_TO BE DONE_.
Copy whichever lines contain the string "that".

_DATASET RECORDS_.
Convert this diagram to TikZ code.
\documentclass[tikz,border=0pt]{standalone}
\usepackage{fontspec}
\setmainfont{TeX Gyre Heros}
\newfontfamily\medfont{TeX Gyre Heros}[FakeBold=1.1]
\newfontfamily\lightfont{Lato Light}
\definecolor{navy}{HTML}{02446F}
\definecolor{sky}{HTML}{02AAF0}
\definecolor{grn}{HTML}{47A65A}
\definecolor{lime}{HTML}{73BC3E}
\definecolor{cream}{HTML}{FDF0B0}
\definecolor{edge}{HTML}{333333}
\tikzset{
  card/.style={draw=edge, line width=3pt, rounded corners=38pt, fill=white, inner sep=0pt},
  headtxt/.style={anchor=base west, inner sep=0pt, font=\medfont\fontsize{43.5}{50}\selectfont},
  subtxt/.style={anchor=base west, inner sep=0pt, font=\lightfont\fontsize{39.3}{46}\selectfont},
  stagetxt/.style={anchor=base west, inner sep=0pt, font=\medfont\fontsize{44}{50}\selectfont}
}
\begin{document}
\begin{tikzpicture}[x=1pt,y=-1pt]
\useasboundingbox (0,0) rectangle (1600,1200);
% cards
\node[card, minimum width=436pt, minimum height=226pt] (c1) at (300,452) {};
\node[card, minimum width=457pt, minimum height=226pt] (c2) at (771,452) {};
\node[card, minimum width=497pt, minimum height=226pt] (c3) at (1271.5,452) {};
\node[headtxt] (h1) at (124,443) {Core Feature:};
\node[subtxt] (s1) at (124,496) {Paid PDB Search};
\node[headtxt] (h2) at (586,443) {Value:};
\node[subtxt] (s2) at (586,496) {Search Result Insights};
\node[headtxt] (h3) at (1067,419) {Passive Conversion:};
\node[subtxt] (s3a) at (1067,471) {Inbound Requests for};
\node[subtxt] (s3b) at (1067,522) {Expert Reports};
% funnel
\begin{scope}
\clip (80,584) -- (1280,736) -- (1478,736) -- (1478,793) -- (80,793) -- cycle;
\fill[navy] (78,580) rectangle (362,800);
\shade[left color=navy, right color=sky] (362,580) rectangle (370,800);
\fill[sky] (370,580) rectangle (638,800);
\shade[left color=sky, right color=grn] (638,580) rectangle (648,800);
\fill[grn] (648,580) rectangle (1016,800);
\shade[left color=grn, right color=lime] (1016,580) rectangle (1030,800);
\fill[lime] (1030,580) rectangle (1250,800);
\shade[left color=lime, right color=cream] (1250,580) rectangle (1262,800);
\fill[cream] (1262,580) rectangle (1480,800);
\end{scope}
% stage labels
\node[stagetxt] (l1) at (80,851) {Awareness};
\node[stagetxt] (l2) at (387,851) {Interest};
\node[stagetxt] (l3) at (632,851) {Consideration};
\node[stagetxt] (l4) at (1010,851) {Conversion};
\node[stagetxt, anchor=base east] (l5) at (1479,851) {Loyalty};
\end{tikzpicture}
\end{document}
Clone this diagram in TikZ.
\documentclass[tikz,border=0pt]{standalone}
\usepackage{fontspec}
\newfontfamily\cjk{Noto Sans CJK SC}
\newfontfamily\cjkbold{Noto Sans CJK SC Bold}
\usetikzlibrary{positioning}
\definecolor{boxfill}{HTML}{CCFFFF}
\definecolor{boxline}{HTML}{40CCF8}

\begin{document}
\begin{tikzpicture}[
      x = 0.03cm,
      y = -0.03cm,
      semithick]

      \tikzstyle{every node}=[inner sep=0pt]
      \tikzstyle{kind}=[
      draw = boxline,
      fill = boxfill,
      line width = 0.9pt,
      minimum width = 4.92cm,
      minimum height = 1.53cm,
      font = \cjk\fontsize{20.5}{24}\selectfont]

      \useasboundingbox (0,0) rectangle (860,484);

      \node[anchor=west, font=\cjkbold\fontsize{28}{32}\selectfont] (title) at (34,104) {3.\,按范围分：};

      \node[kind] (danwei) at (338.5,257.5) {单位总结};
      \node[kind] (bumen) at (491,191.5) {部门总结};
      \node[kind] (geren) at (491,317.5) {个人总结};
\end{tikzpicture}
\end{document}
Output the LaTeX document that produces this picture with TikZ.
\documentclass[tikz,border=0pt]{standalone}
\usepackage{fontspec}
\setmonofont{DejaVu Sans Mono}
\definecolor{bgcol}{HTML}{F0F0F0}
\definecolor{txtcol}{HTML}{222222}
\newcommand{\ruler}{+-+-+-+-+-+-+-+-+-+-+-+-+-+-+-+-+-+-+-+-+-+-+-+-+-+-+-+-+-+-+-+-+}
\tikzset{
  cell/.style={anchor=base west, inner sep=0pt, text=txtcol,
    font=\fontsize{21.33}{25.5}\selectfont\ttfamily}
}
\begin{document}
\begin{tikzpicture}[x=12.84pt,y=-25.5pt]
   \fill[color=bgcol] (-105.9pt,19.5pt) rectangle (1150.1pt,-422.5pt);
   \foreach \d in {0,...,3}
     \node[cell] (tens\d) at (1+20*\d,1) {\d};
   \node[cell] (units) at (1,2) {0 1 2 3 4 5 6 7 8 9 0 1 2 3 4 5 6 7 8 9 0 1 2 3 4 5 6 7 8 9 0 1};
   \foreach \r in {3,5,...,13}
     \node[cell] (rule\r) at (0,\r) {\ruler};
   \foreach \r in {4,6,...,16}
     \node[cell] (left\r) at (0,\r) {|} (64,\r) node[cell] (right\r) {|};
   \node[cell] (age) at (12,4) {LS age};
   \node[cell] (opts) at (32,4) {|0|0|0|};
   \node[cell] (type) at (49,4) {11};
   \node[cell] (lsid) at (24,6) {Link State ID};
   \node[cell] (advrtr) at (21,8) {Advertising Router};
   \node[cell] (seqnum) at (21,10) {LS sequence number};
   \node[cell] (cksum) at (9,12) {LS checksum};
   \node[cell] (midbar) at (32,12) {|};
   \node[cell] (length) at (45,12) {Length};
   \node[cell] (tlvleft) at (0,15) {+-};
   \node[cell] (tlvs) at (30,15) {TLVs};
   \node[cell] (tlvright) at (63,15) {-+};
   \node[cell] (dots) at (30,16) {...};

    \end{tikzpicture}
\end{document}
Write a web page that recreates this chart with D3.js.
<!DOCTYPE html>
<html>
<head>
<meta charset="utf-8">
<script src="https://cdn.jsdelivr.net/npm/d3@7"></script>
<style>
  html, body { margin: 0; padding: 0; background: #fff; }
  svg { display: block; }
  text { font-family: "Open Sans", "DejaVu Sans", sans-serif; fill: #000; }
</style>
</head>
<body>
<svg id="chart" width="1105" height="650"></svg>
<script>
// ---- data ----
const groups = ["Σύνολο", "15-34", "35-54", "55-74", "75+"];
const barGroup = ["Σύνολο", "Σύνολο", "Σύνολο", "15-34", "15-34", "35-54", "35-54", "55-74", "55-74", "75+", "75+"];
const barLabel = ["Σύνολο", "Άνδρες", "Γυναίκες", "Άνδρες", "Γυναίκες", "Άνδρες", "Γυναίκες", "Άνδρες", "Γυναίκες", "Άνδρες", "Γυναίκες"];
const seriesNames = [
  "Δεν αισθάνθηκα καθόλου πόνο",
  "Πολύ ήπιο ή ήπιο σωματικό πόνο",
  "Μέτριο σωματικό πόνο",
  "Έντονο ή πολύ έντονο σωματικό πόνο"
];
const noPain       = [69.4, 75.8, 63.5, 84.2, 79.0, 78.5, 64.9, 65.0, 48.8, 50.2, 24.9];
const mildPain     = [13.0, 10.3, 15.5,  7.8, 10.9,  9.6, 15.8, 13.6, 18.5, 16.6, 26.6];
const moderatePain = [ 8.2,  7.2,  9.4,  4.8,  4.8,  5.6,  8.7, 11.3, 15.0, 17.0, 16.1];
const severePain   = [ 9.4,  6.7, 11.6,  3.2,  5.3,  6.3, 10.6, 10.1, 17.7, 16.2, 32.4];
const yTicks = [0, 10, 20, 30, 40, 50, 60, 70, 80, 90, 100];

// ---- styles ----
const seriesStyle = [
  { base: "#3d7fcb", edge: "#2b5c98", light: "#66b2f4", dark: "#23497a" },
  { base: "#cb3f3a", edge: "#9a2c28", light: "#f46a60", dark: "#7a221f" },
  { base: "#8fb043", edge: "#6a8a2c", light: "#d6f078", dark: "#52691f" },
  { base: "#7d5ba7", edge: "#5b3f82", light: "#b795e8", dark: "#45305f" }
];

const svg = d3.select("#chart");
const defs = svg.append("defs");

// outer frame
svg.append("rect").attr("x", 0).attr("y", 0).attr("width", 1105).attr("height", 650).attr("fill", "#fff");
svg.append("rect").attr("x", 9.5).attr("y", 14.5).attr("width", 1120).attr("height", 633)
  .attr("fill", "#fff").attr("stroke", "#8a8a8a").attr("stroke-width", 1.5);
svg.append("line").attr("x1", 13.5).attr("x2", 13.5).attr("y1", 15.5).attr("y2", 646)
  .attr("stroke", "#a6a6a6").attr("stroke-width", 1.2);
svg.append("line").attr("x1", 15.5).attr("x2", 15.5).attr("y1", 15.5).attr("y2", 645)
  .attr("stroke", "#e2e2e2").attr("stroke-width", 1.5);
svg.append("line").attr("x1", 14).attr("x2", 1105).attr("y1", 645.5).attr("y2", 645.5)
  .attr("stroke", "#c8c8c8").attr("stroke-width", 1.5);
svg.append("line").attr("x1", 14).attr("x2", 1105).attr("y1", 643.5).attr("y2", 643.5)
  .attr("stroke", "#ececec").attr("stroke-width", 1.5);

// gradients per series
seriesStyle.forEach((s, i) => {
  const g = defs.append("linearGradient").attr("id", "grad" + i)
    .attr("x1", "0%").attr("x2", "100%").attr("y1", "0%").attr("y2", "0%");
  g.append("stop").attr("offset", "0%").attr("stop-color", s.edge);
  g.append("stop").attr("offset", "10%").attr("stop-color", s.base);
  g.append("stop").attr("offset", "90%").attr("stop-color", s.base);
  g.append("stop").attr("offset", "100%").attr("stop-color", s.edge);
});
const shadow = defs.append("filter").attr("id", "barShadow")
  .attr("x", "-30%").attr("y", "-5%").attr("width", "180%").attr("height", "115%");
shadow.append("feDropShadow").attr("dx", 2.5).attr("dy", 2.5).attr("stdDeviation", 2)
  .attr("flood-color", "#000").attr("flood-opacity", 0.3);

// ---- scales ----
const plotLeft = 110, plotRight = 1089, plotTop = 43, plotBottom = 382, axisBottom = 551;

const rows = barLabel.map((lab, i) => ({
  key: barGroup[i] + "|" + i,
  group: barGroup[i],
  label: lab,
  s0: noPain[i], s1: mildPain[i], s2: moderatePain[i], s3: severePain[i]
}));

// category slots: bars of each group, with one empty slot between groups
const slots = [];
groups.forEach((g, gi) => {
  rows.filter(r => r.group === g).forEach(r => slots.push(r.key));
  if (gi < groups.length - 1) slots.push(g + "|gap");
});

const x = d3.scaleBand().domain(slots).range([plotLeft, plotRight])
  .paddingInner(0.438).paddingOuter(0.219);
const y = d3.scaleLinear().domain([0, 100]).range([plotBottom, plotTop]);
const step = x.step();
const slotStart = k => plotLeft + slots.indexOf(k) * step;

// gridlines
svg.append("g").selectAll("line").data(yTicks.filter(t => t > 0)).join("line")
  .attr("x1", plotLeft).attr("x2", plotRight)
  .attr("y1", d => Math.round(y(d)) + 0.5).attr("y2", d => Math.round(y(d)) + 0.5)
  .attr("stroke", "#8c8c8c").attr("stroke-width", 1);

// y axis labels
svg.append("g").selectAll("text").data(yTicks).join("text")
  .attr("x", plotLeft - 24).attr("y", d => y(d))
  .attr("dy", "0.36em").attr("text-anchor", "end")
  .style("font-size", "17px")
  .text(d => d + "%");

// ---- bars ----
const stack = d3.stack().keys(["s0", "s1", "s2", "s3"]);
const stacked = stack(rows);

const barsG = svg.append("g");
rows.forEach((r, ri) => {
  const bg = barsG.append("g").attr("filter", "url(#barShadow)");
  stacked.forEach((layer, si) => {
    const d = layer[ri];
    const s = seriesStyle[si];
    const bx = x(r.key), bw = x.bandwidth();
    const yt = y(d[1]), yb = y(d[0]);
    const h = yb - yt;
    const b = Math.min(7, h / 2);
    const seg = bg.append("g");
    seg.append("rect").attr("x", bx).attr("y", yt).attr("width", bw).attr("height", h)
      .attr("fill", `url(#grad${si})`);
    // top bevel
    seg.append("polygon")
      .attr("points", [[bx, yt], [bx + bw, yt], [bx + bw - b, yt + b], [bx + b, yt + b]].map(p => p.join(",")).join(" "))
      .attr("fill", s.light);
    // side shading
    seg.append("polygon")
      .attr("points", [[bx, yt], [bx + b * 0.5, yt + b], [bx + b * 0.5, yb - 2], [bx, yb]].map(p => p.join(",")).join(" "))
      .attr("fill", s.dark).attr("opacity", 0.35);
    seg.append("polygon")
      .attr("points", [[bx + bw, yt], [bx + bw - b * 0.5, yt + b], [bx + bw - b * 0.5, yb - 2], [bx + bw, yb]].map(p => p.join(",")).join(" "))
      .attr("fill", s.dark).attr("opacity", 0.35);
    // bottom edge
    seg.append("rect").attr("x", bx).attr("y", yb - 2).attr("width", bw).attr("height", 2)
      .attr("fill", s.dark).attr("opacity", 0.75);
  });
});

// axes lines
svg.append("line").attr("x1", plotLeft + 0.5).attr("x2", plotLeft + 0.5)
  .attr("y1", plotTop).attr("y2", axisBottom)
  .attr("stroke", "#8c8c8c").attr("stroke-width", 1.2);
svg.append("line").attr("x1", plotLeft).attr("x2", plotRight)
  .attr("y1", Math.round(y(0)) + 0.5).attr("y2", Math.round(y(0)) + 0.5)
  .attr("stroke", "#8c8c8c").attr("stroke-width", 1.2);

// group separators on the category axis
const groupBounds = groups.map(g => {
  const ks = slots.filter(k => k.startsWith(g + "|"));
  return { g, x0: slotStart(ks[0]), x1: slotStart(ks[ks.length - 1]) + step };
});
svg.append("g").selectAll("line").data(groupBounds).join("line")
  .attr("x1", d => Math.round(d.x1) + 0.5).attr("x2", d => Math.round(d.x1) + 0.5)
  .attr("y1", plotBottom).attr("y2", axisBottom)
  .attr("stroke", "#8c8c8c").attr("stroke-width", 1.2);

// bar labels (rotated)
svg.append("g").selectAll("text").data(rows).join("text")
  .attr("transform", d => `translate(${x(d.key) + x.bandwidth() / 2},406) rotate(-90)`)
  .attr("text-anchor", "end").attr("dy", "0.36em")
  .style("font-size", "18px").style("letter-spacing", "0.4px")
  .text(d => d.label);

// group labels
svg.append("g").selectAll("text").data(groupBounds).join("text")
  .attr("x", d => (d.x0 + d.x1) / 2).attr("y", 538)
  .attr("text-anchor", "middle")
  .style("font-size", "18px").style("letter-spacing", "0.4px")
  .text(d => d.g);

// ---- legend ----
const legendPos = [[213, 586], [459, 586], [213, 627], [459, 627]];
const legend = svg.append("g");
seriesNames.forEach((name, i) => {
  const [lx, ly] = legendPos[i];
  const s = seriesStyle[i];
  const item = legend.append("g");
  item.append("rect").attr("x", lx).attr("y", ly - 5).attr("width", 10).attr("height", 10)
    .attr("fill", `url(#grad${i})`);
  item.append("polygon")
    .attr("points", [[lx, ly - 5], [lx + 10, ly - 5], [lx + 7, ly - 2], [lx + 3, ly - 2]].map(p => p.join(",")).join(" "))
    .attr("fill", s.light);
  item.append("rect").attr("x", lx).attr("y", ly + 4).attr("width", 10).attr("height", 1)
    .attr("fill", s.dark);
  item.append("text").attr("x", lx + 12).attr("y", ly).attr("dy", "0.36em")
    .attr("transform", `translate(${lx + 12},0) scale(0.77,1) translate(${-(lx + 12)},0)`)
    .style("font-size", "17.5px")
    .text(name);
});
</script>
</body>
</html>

_REPLY_.
Output the LaTeX document that produces this picture with TikZ.
Write a web page that recreates this chart with D3.js.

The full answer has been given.